Digging into that turned out to be a really interesting exercise. Partly because I had to speak authoritatively about an art form I’d never attempted, which was a challenge. And partly because when you think about it there’s a whole vocabulary of tropes involved in ballet in the popular imagination, and they played really nicely into what I wanted to do with the story.
I mean, ballerinas are right up there with princesses in our canon of the ideal feminine. Right? They're what little girls grow up yearning to be. Ballerinas are skinny. They’re graceful. They’re delicate. They wear fabulous costumes involving full skirts and special shoes. In short, they’re pretty.
But though performing this particular species of pretty requires massive physical strength, total control, and constant practice, pushing one’s body and one’s feet past their limits, it’s supposed to look effortless. Completely natural. The hard work should be invisible. And it requires total devotion from a young age. An article I read about BLACK SWAN pointed out that the breaking-in-the-pointe-shoes scene, apparently de rigueur for a dance movie, has sinister resonance this way: in order to get the best performance out of these unique and beautiful handmade shoes, you have to purposefully destroy them.
And then you can add Andersen’s “fairy tales” into the mix, with their really quite fucked up ideas about femininity and their connection to dance.
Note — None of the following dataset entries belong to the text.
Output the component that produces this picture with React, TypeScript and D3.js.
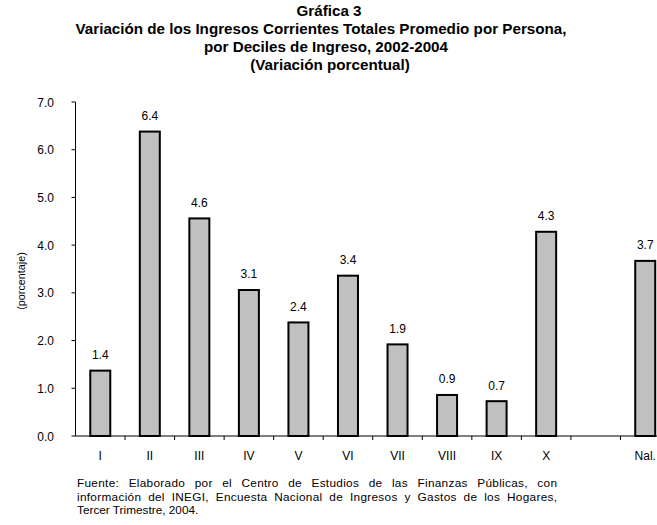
import React, { useLayoutEffect, useRef, useState } from "react";
import * as d3 from "d3";

const categories = ["I", "II", "III", "IV", "V", "VI", "VII", "VIII", "IX", "X", "", "Nal."];
const values: (number | null)[] = [1.37, 6.38, 4.56, 3.06, 2.38, 3.36, 1.92, 0.86, 0.73, 4.28, null, 3.67];
const yTicks = [0, 1, 2, 3, 4, 5, 6, 7];
const titleLines = [
  "Gráfica 3",
  "Variación de los Ingresos Corrientes Totales Promedio por Persona,",
  "por Deciles de Ingreso, 2002-2004",
  "(Variación porcentual)",
];
const yAxisTitle = "(porcentaje)";
const footerLines = [
  "Fuente: Elaborado por el Centro de Estudios de las Finanzas Públicas, con",
  "información del INEGI, Encuesta Nacional de Ingresos y Gastos de los Hogares,",
  "Tercer Trimestre, 2004.",
];

const W = 657;
const H = 525;
const FONT = "'Liberation Sans', Arial, sans-serif";
const FOOT_W = 480;
const FOOT_LS = 0.3;

export default function App() {
  const keys = categories.map((_, i) => String(i));
  const x = d3.scaleBand<string>().domain(keys).range([75.5, 670]).padding(0);
  const y = d3.scaleLinear().domain([0, 7]).range([436, 102]);
  const bw = x.bandwidth();
  const barW = 20;
  const titleY = [16, 34, 52, 70];
  const titleX = [329, 321, 326, 330];
  const footY = [487, 501, 514];

  const footRefs = useRef<(SVGTextElement | null)[]>([]);
  const [spacing, setSpacing] = useState<{ ws: number; ls: number }[]>([
    { ws: 0, ls: 0 },
    { ws: 0, ls: 0 },
    { ws: 0, ls: 0 },
  ]);
  useLayoutEffect(() => {
    const s = footerLines.map((t, i) => {
      if (i >= 2) return { ws: 0, ls: 0 };
      const el = footRefs.current[i];
      if (!el) return { ws: 0, ls: 0 };
      const len = el.getComputedTextLength();
      const gaps = t.split(" ").length - 1;
      const extra = FOOT_W - len - FOOT_LS * (t.length - 1);
      return { ws: gaps > 0 ? Math.max(0, extra / gaps) : 0, ls: FOOT_LS };
    });
    setSpacing(s);
  }, []);

  return (
    <svg
      width={W}
      height={H}
      style={{ position: "absolute", left: 0, top: 0, background: "#fff" }}
      fontFamily={FONT}
    >
      <rect x={0} y={0} width={W} height={H} fill="#fff" />
      {titleLines.map((t, i) => (
        <text key={i} x={titleX[i]} y={titleY[i]} textAnchor="middle" fontWeight="bold" fontSize={15.2} fill="#000">
          {t}
        </text>
      ))}
      {/* y axis */}
      <line x1={75.5} x2={75.5} y1={y(7)} y2={y(0)} stroke="#000" strokeWidth={1} />
      {yTicks.map((t) => (
        <g key={t}>
          <line x1={71.5} x2={75.5} y1={y(t)} y2={y(t)} stroke="#000" strokeWidth={1} />
          <text x={54} y={y(t) + 4.5} textAnchor="end" fontSize={12} fill="#000">
            {t.toFixed(1)}
          </text>
        </g>
      ))}
      <text
        transform={`translate(25,${281}) rotate(-90)`}
        textAnchor="middle"
        fontSize={10.8}
        fill="#000"
      >
        {yAxisTitle}
      </text>
      {/* bars */}
      {values.map((v, i) => {
        if (v == null) return null;
        const cx = (x(keys[i]) as number) + bw / 2;
        return (
          <g key={i}>
            <rect
              x={cx - barW / 2}
              y={y(v)}
              width={barW}
              height={y(0) - y(v)}
              fill="#c0c0c0"
              stroke="#000"
              strokeWidth={2}
            />
            <text x={cx} y={y(v) - 11.5} textAnchor="middle" fontSize={12} fill="#000">
              {v.toFixed(1)}
            </text>
          </g>
        );
      })}
      {/* x axis */}
      <line x1={75.5} x2={670} y1={436} y2={436} stroke="#000" strokeWidth={1} />
      {keys.map((k) => (
        <line key={k} x1={(x(k) as number) + bw} x2={(x(k) as number) + bw} y1={436} y2={440} stroke="#000" strokeWidth={1} />
      ))}
      {categories.map((c, i) => (
        <text key={i} x={(x(keys[i]) as number) + bw / 2} y={460} textAnchor="middle" fontSize={12} fill="#000">
          {c}
        </text>
      ))}
      {footerLines.map((t, i) => (
        <text
          key={i}
          ref={(el) => {
            footRefs.current[i] = el;
          }}
          x={77}
          y={footY[i]}
          fontSize={11.8}
          fill="#000"
          style={{ wordSpacing: `${spacing[i].ws}px`, letterSpacing: `${spacing[i].ls}px` }}
        >
          {t}
        </text>
      ))}
    </svg>
  );
}
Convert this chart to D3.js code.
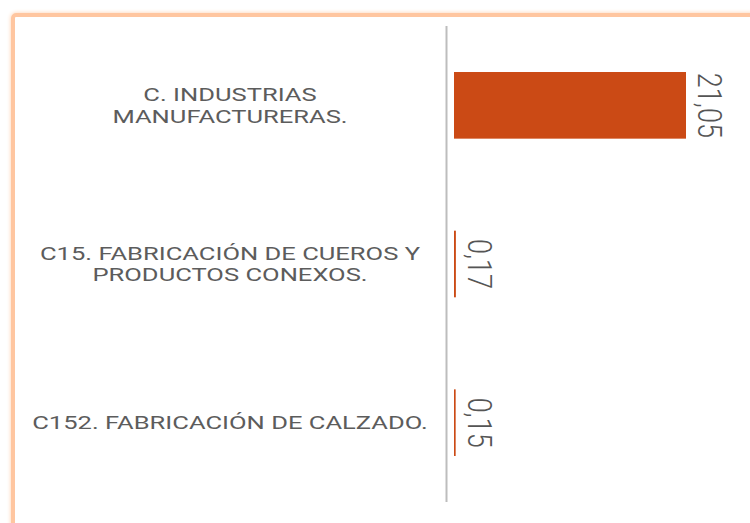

The little mermaid, a tragic figure, dances willingly for her prince, though it feels like treading on sharp knives. Karen, who has the temerity to be vain of her red shoes, is cursed to dance in them until she’s ready to maim herself to be rid of them. “Pride must suffer pain,” as the little mermaid’s grandmother tells her. Pride, vanity, love, desire: for falling prey to the allure of these wicked, impossible things, you’re condemned to torment. And you’re required to suffer it in penitent silence.
There’s something about ballet, imagined this way, that really strikes to the heart of the contradictions involved in our idea of what it takes to be a girl. The performativity of it: this is an act for an audience. The impossible push-pull of effortless perfection, the intense physicality of being ethereal: don’t look like you’re trying. The demand for suffering and sacrifice: don’t enjoy it too much. Don’t lose control.
You’re balanced on knife points. If you relax, you will fall.
I always liked to think that I didn’t fall for those bullshit cultural messages. But in hindsight, most of my refusal to perform femininity was fear: I didn’t know how, so it was safer not to try. I ended up on knife points of my own anyway, doing my best not to look like I cared.
This story brought me face to face with some of those old anxieties in ways that surprised me, and ballet – or this conception of it, anyway – gave me a really useful set of ideas to articulate them with. If I managed to use them to make the book a little scarier, I’ll consider them well exorcised.